GNSS Spoofing Detection in TDD Networks: A 3GPP Standards-Based Security Framework
Abstract
Time Division Duplex (TDD) mobile networks require synchronization accuracy of 1.5 μs (3GPP TS 38.104), with GNSS-disciplined grandmaster clocks as the predominant timing source. GNSS spoofing -- now a documented operational threat -- can corrupt timing across all downstream base stations, yet neither the 3GPP management framework (SA5) nor the security framework (SA3) provides standardized mechanisms to detect or report such attacks. This paper proposes a detection and monitoring framework operating within existing 3GPP management structures. The framework introduces GNSS timing alarms and performance counters aligned with TS 28.111 and TS 28.552, a topology-aware correlation mechanism that classifies anomalies by grouping gNB-DUs by serving grandmaster, and a security event bridging fault management with SECHAND incident handling (TR 33.894).

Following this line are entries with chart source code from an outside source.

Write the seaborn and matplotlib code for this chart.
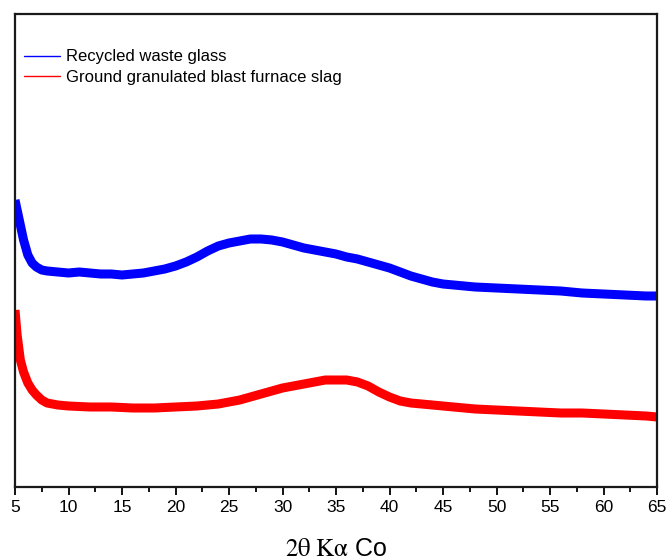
import matplotlib
matplotlib.use("Agg")
import matplotlib.pyplot as plt
import seaborn as sns
import pandas as pd
from matplotlib.lines import Line2D
from matplotlib.ticker import MultipleLocator

# ---- data (intensity in arbitrary units) ----
glass_2theta = [5.0, 5.2, 5.5, 5.8, 6.2, 6.6, 7.0, 7.5, 8, 9, 10, 11, 12, 13, 14, 15, 16, 17, 18, 19,
                20, 21, 22, 23, 24, 25, 26, 27, 28, 29, 30, 31, 32, 33, 34, 35, 36, 37, 38, 39,
                40, 41, 42, 43, 44, 45, 46, 48, 50, 52, 54, 56, 58, 60, 62, 64, 65]
glass_int = [287, 277, 262, 247, 232, 224, 220, 217, 216, 215, 214, 215, 214, 213, 213, 212, 213, 214, 216, 218,
             221, 225, 230, 236, 241, 244, 246, 248, 248, 247, 245, 242, 239, 237, 235, 233, 230, 228, 225, 222,
             219, 215, 211, 208, 205, 203, 202, 200, 199, 198, 197, 196, 194, 193, 192, 191, 191]

slag_2theta = [5.0, 5.2, 5.5, 5.8, 6.2, 6.6, 7.0, 7.5, 8, 9, 10, 12, 14, 16, 18, 20, 22, 24, 26, 27,
               28, 29, 30, 31, 32, 33, 34, 35, 36, 37, 38, 39, 40, 41, 42, 44, 46, 48, 50, 52,
               54, 56, 58, 60, 62, 64, 65]
slag_int = [177, 152, 127, 115, 104, 97, 92, 87, 84, 82, 81, 80, 80, 79, 79, 80, 81, 83, 87, 90,
            93, 96, 99, 101, 103, 105, 107, 107, 107, 105, 101, 95, 90, 86, 84, 82, 80, 78, 77, 76,
            75, 74, 74, 73, 72, 71, 70]

series_names = ["Recycled waste glass", "Ground granulated blast furnace slag"]
series_colors = ["#0000ff", "#ff0000"]
x_ticks = [5, 10, 15, 20, 25, 30, 35, 40, 45, 50, 55, 60, 65]

df_glass = pd.DataFrame({"two_theta": glass_2theta, "intensity": glass_int})
df_slag = pd.DataFrame({"two_theta": slag_2theta, "intensity": slag_int})

sns.set_style("ticks")
plt.rcParams["font.family"] = ["Liberation Sans", "DejaVu Sans"]
plt.rcParams["mathtext.fontset"] = "stix"
plt.rcParams["text.color"] = "black"
plt.rcParams["xtick.color"] = "black"
plt.rcParams["axes.labelcolor"] = "black"

fig = plt.figure(figsize=(6.71, 5.6), dpi=100)
ax = fig.add_axes([15 / 671, 1 - 487 / 560, (657 - 15) / 671, (487 - 14) / 560])

sns.lineplot(data=df_glass, x="two_theta", y="intensity", ax=ax, color=series_colors[0],
             linewidth=6.5, estimator=None, solid_joinstyle="round", solid_capstyle="butt")
sns.lineplot(data=df_slag, x="two_theta", y="intensity", ax=ax, color=series_colors[1],
             linewidth=6.5, estimator=None, solid_joinstyle="round", solid_capstyle="butt")

ax.set_xlim(5, 65)
ax.set_ylim(0, 473)
ax.set_xticks(x_ticks)
ax.set_xticklabels([str(t) for t in x_ticks])
ax.xaxis.set_minor_locator(MultipleLocator(2.5))
ax.set_yticks([])
ax.set_ylabel("")
ax.tick_params(axis="x", which="major", direction="out", length=6, width=1.3, labelsize=12.5, pad=3,
               colors="black")
ax.tick_params(axis="x", which="minor", direction="out", length=3.5, width=1.3, colors="black")
for s in ax.spines.values():
    s.set_visible(True)
    s.set_linewidth(1.6)
    s.set_color("#1a1a1a")

ax.set_xlabel(r"$\mathrm{2\theta\ K\alpha}$ Co", fontsize=18, labelpad=16, color="black")

handles = [Line2D([0], [0], color=c, linewidth=1) for c in series_colors]
leg = ax.legend(handles, series_names, loc="upper left", bbox_to_anchor=(0.014, 0.925),
                frameon=False, fontsize=12, handlelength=2.15, handletextpad=0.36,
                labelspacing=0.32, borderaxespad=0.0, borderpad=0.0, labelcolor="black")

fig.savefig("out.png", dpi=100)
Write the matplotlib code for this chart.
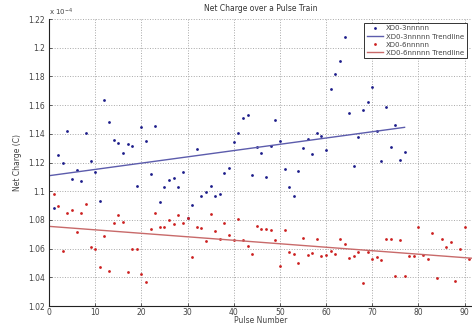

Monte Carlo simulation demonstrates detection probability exceeding 95% for drift rates above 0.5 ns/s with false positive rates below 1% under well-provisioned PTP network conditions. The framework requires no new interfaces, is generation-agnostic, and is validated through scenario analysis distinguishing spoofing from signal loss, equipment faults, and maintenance transients.